A run of records:
>>>

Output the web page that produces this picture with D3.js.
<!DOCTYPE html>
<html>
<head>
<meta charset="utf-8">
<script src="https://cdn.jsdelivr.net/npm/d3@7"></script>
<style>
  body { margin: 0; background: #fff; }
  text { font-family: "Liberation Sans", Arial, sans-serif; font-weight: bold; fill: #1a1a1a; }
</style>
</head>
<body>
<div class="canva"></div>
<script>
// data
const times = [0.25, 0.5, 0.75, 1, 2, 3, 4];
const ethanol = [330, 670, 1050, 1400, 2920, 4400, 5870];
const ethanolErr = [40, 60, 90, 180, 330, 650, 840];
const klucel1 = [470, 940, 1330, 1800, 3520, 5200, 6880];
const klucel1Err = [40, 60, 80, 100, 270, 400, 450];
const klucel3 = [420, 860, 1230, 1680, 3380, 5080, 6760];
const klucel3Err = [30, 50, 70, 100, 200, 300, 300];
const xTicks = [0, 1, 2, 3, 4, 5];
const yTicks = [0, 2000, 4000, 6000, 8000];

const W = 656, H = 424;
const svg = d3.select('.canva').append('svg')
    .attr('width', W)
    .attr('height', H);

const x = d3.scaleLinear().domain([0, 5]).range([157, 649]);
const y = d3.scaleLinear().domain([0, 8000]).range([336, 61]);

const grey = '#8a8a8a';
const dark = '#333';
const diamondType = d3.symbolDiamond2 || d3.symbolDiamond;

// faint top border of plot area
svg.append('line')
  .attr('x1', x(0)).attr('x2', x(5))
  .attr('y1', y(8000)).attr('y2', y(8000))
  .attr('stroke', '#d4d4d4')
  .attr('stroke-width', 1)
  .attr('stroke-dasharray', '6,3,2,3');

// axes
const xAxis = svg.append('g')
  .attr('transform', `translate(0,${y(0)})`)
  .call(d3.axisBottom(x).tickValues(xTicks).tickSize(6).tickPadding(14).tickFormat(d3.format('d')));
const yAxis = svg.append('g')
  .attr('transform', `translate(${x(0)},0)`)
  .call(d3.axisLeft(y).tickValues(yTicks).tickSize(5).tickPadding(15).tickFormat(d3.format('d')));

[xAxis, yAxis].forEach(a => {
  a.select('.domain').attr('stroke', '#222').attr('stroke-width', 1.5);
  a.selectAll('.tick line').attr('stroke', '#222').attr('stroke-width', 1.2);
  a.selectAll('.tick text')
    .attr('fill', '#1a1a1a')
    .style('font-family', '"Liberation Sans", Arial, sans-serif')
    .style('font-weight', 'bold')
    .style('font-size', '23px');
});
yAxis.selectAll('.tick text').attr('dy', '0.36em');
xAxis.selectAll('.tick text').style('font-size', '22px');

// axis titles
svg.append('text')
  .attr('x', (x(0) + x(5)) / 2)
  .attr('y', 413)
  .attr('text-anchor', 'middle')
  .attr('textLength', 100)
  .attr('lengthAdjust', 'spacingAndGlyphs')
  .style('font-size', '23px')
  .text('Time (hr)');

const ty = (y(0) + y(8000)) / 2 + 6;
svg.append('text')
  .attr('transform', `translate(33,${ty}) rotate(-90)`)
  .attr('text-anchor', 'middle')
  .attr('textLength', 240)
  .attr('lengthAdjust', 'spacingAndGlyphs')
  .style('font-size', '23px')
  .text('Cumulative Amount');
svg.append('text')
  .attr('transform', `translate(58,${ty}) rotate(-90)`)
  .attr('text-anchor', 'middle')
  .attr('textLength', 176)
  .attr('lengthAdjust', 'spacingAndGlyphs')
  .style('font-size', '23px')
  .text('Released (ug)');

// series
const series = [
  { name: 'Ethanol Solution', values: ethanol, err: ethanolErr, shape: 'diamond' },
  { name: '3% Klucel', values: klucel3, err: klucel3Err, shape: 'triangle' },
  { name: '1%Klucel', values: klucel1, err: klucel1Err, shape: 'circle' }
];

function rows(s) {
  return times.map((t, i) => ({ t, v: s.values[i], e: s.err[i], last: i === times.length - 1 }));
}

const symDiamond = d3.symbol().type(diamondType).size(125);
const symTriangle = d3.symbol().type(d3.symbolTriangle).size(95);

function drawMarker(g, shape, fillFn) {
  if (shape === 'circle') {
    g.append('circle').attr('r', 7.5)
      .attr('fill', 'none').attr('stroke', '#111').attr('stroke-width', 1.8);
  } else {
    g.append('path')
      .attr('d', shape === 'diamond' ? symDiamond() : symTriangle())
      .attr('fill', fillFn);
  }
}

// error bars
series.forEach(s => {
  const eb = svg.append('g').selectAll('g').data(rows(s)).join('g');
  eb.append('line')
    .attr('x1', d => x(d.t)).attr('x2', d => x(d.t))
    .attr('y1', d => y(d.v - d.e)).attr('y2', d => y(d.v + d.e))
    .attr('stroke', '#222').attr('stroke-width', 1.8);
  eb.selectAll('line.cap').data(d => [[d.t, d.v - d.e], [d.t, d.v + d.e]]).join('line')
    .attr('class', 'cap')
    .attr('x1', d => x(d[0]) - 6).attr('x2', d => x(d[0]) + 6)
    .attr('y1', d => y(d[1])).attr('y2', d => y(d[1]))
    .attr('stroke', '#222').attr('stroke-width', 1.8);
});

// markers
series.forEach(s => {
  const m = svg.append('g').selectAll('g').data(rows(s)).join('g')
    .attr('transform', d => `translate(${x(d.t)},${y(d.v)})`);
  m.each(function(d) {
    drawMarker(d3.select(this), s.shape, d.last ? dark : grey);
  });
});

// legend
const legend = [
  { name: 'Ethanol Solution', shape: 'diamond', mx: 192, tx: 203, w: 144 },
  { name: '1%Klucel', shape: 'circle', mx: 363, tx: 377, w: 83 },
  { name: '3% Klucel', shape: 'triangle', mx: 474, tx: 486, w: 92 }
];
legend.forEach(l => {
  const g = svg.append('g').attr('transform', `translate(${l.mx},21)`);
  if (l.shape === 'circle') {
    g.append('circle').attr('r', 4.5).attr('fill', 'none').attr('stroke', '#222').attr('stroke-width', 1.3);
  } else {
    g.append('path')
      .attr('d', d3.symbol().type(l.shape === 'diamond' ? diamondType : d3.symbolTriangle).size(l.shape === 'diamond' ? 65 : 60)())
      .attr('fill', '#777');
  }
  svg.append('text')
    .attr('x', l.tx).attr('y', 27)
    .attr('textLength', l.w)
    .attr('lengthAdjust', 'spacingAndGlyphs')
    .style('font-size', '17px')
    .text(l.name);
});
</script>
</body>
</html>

<<<
>>>

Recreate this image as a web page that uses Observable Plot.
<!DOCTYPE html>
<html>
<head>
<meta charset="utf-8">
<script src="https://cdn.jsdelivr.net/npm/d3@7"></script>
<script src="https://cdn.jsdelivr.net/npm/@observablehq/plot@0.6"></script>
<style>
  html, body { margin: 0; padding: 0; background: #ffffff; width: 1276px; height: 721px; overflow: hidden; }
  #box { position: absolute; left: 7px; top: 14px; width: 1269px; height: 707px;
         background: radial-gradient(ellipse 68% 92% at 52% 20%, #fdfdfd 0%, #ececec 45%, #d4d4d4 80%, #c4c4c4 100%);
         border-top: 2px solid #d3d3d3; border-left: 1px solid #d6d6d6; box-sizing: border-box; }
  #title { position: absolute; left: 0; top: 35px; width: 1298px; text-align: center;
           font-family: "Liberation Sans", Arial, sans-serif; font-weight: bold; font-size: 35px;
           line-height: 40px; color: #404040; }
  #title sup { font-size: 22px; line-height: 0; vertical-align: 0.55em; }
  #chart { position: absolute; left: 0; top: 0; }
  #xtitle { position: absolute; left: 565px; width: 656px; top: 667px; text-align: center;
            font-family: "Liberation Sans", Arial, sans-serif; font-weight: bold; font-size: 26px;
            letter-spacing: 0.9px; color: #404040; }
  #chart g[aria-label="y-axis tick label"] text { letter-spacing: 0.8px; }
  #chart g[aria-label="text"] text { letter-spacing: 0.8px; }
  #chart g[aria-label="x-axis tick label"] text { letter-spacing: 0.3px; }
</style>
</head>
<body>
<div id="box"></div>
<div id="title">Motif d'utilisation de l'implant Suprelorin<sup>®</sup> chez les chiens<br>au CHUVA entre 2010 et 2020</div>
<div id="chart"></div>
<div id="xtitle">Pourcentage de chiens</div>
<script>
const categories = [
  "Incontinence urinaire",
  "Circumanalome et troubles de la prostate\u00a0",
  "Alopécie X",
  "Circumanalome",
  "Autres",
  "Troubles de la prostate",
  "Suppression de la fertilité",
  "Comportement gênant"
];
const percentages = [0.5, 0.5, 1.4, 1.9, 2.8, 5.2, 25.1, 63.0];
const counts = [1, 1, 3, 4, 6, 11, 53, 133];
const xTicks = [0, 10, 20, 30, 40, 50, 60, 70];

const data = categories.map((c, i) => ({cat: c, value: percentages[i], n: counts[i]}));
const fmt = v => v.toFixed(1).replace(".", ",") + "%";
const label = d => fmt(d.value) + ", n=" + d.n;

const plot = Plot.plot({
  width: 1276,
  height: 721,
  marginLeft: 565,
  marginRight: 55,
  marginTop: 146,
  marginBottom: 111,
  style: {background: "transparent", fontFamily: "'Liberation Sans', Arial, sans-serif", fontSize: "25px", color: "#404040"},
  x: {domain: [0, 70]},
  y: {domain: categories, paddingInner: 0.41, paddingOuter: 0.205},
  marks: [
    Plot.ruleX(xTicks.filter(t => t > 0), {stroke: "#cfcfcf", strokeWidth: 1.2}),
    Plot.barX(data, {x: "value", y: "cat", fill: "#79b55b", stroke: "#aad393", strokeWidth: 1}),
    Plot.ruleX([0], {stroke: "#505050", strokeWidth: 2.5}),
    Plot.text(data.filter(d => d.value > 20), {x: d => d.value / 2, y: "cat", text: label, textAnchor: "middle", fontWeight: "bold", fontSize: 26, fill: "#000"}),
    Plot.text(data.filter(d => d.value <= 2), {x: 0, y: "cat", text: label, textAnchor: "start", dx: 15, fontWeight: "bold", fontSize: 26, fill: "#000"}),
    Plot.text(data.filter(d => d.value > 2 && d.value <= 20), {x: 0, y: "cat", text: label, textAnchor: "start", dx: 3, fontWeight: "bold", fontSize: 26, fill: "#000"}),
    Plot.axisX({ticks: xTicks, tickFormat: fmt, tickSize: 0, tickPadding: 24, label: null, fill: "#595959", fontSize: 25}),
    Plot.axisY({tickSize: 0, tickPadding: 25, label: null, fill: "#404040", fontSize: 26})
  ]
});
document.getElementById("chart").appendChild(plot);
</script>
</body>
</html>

<<<
>>>

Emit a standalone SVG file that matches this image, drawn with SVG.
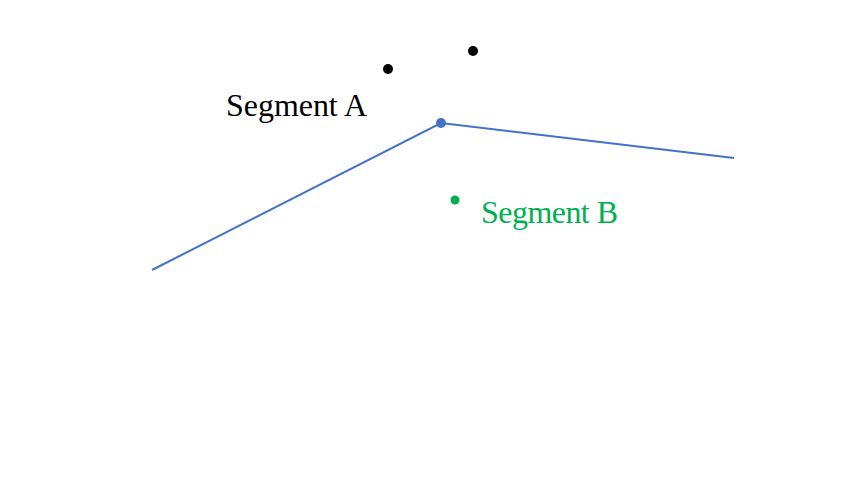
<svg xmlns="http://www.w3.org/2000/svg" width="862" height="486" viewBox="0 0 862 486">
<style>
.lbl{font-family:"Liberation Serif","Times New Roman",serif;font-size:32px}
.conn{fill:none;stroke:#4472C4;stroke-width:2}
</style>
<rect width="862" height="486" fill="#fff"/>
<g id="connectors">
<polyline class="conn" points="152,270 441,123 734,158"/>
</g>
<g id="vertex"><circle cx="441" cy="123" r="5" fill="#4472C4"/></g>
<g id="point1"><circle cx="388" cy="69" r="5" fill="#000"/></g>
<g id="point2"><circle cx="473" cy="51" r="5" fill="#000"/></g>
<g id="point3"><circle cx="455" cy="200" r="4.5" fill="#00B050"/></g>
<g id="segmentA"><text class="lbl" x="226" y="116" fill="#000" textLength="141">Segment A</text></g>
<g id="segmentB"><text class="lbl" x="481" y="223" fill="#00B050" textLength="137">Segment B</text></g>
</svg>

<<<

Return each line that includes "picture".

● Exercise output
Output the web page that produces this picture with D3.js.

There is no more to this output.